Java Server Faces Life Cycle

 

 

jsf_life_cycle1

Restore View: In this phase, the JSF implementation restores the objects and data structures that represent the view of the request. Of course, if this is the client’s first visit to a page, the JSF implementation must create the view. When a JSF implementation creates and renders a JSF-enabled page, it creates UI objects for each view component. The components are stored in a component tree, and the state of the UI view is saved for subsequent requests. If this is a subsequent request, the previously saved UI view is retrieved for the processing of the current request.

Apply Request Values: Any data that was sent as part of the request is passed to the appropriate UI objects that compose the view. Those objects update their state with the data values. Data can come from input fields in a web form, from cookies sent as part of the request, or from request headers. Data for some components, such as components that create HTML input fields, is validated at this time. Note that this does not yet update the business objects that compose the model. It updates only the UI components with the new data.

Process Validations: The data that was submitted with the form is validated (if it was not validated in the previous phase). As with the previous phase, this does not yet update the business objects in the application. This is because if the JSF implementation began to update the business objects as data was validated, and a piece of data failed validation, the model would be partially updated and in an invalid state.
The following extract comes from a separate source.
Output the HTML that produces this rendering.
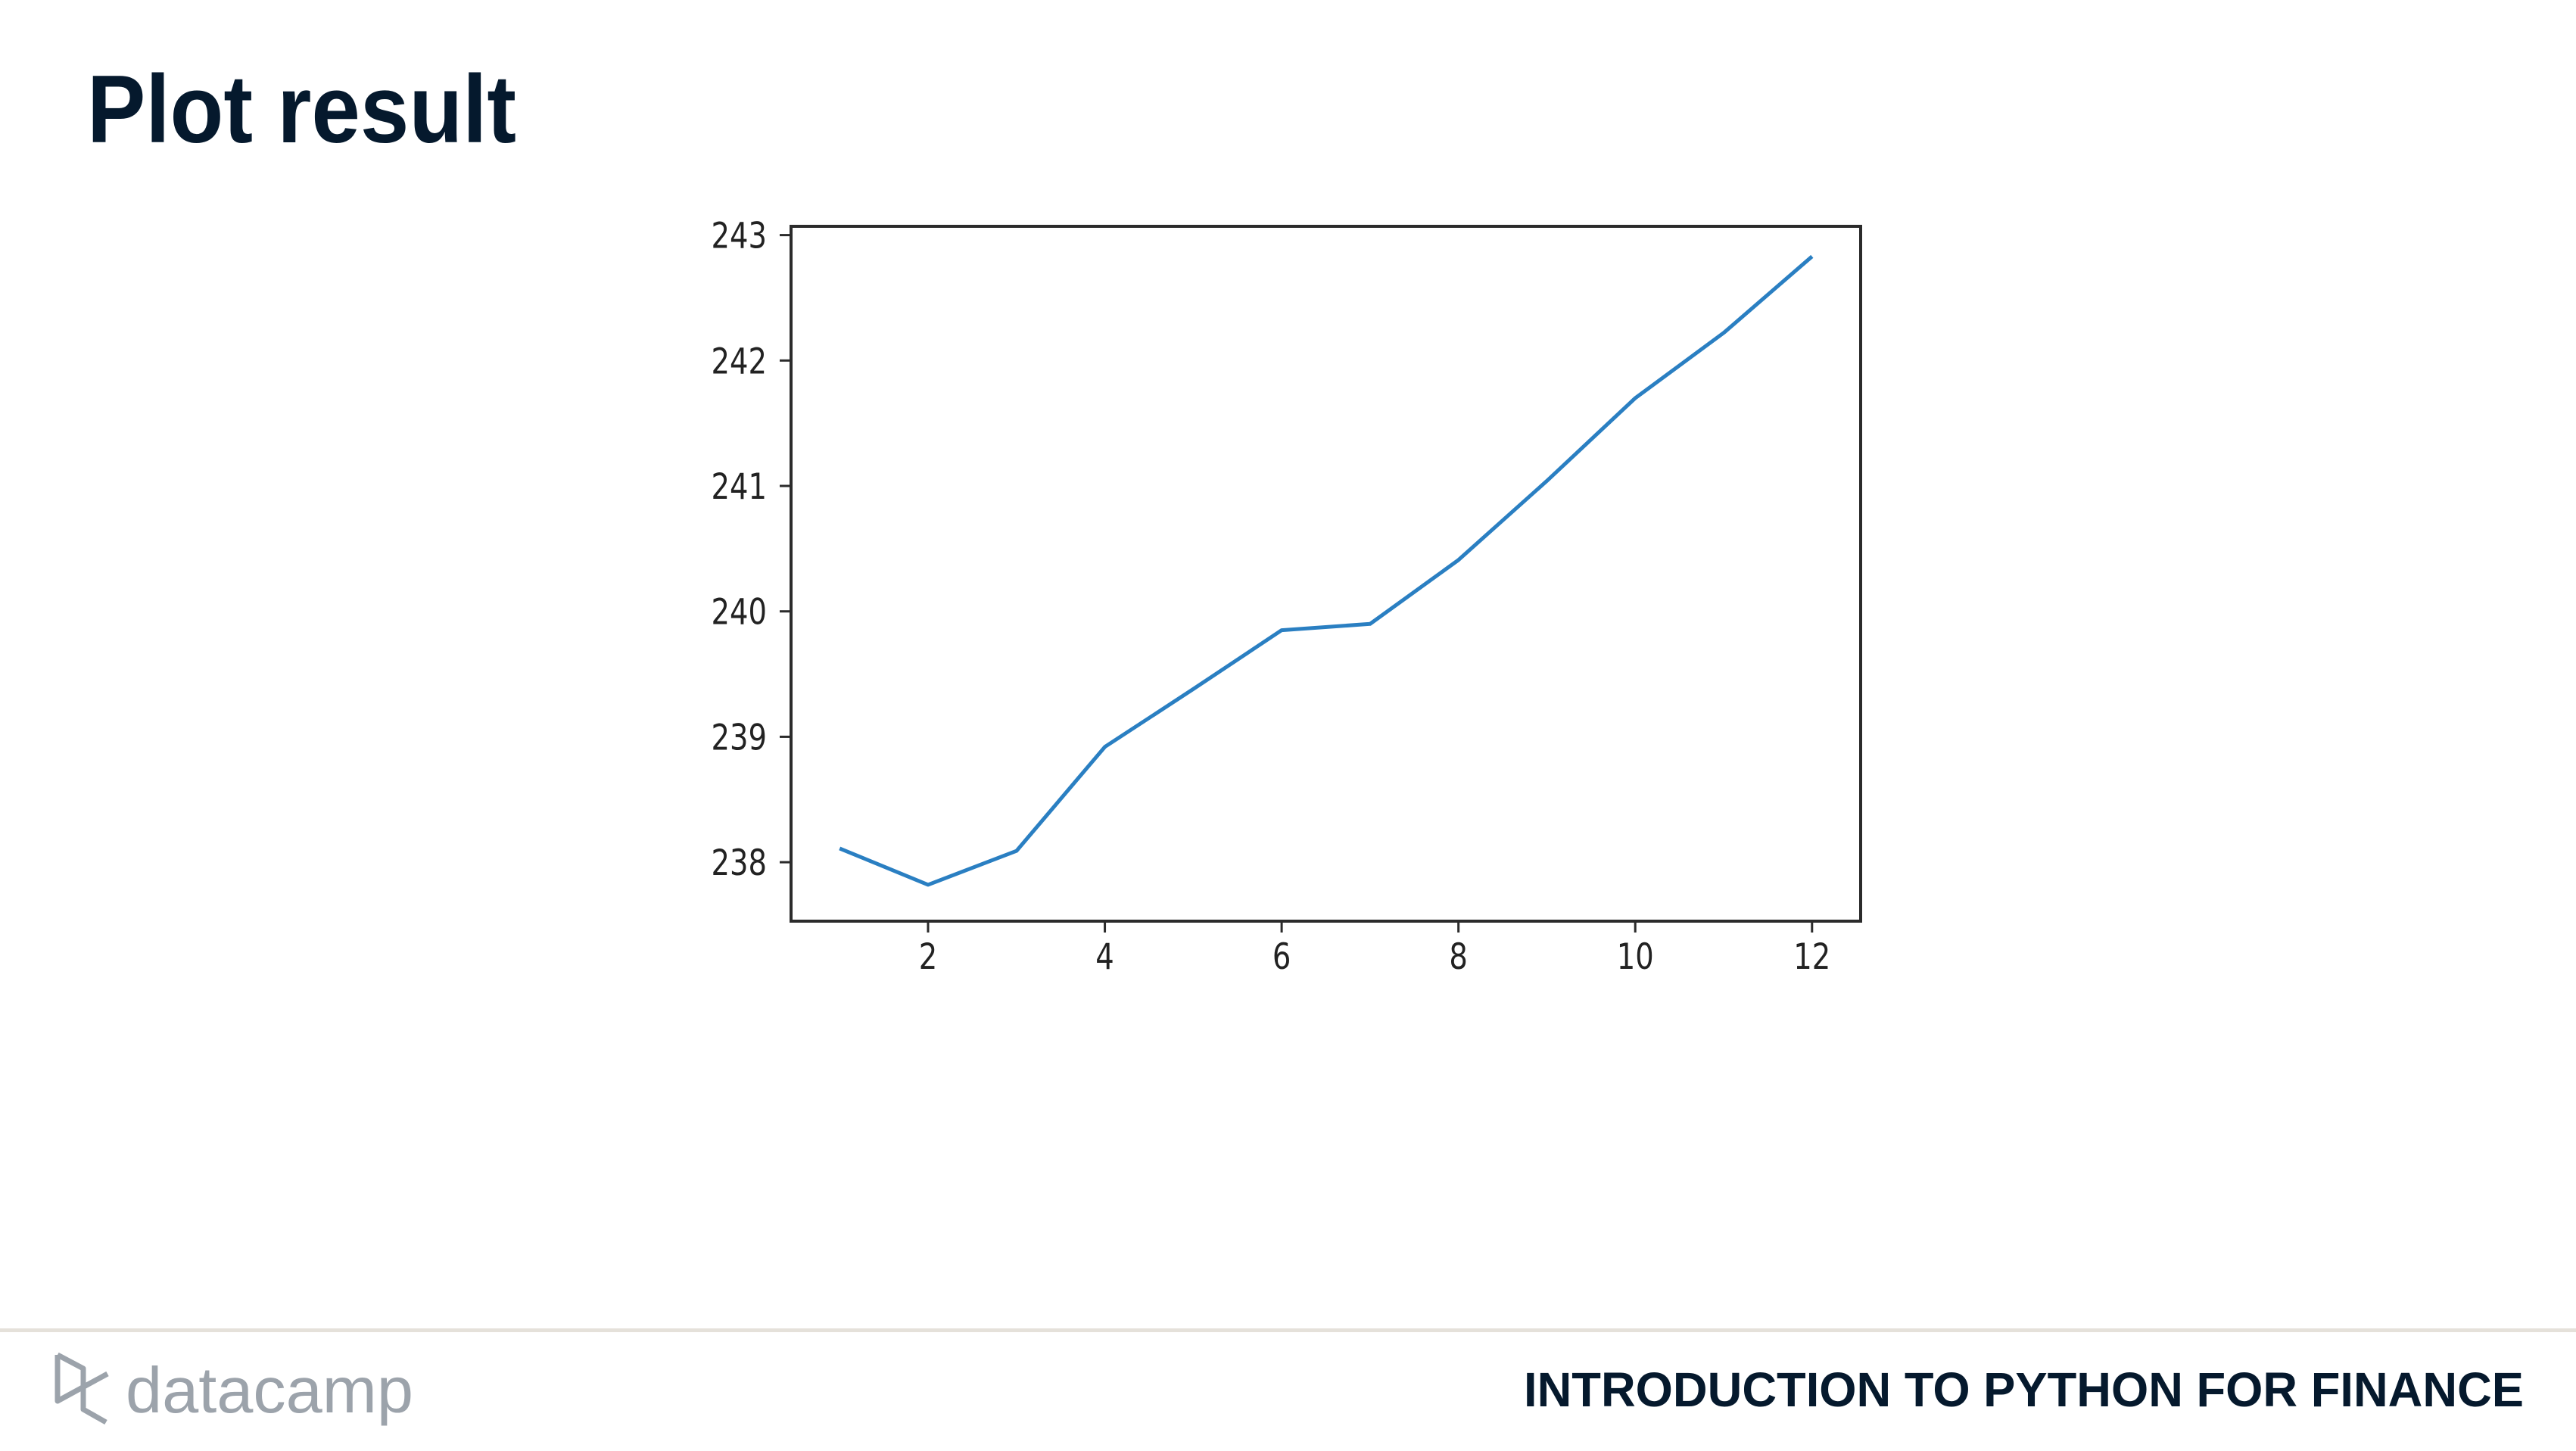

Update Model Values: After all validations are complete, the business objects that make up the application are updated with the validated data from the request. In addition, if any of the data needs to be converted to a different format to update the model (for example, converting a String to a Date object), the conversion occurs in this phase. Conversion is needed when the data type of a property is not a String or a Java primitive.

Invoke Application: During this phase, the action method of any command button or link that was activated is called. In addition, any events that were generated during previous phases and that have not yet been handled are passed to the web application so that it can complete any other processing of the request that is required.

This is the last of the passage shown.